Artificial Intelligence models often lack the common sense humans acquire through real-world experience. NVIDIA is addressing that gap by designing evaluation tests and curated datasets that teach models about the limits and dynamics of the physical world, such as spatial relations, motion and cause and effect. The company frames this work as essential for deploying models in unpredictable environments like industrial warehouses, laboratories and roads where mistakes can cause harm.
Central to the effort is Cosmos Reason, an open reasoning vision language model that is optimized for physical Artificial Intelligence applications and that recently topped the physical reasoning leaderboard on Hugging Face.
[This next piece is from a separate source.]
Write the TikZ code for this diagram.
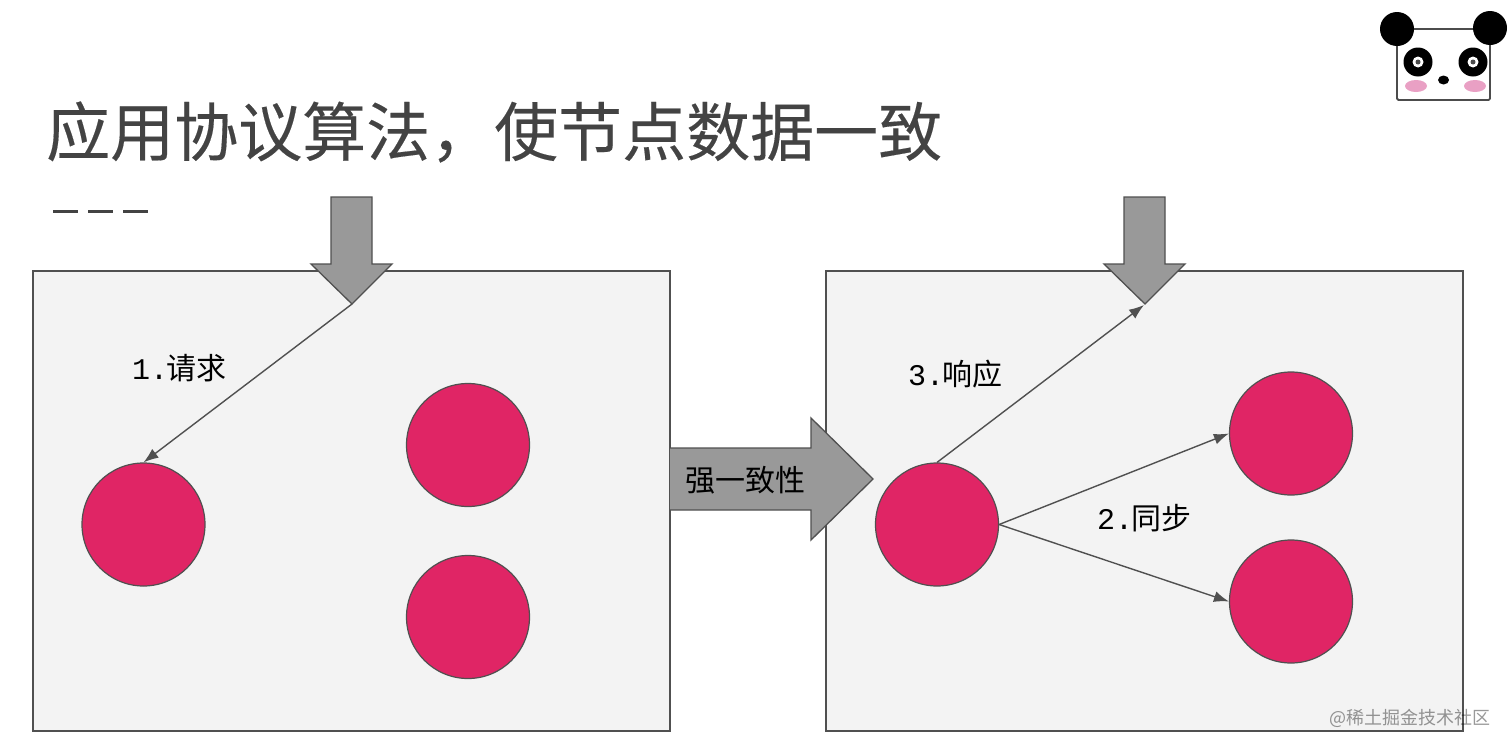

NVIDIA emphasizes temporally grounded responses, enabling the model to analyze video, infer relative motion and predict likely outcomes. The models are trained with reinforcement learning to internalize spatial and temporal constraints, so they can, for example, determine when two cars on a single lane are likely to collide or which hand a person uses to cut spaghetti in a clip.
The data curation process is run by an NVIDIA data factory team that blends skills from bioengineering, business and linguistics. Annotators create multiple-choice question and answer pairs from real-world video footage. Each item is labeled with four choices and then reviewed by analysts and project leads for alignment with project objectives and quality standards. Michelle Li and other analysts perform quality checks, while researchers such as Yin Cui and Tsung-Yi Lin guide the research goals. After vetting, hundreds of thousands of these data units are fed to the Cosmos Reason team for model training. NVIDIA positions this pipeline as a foundation for safer autonomous agents and physical Artificial Intelligence systems, and provides model access through preview pages and downloads on Hugging Face and GitHub.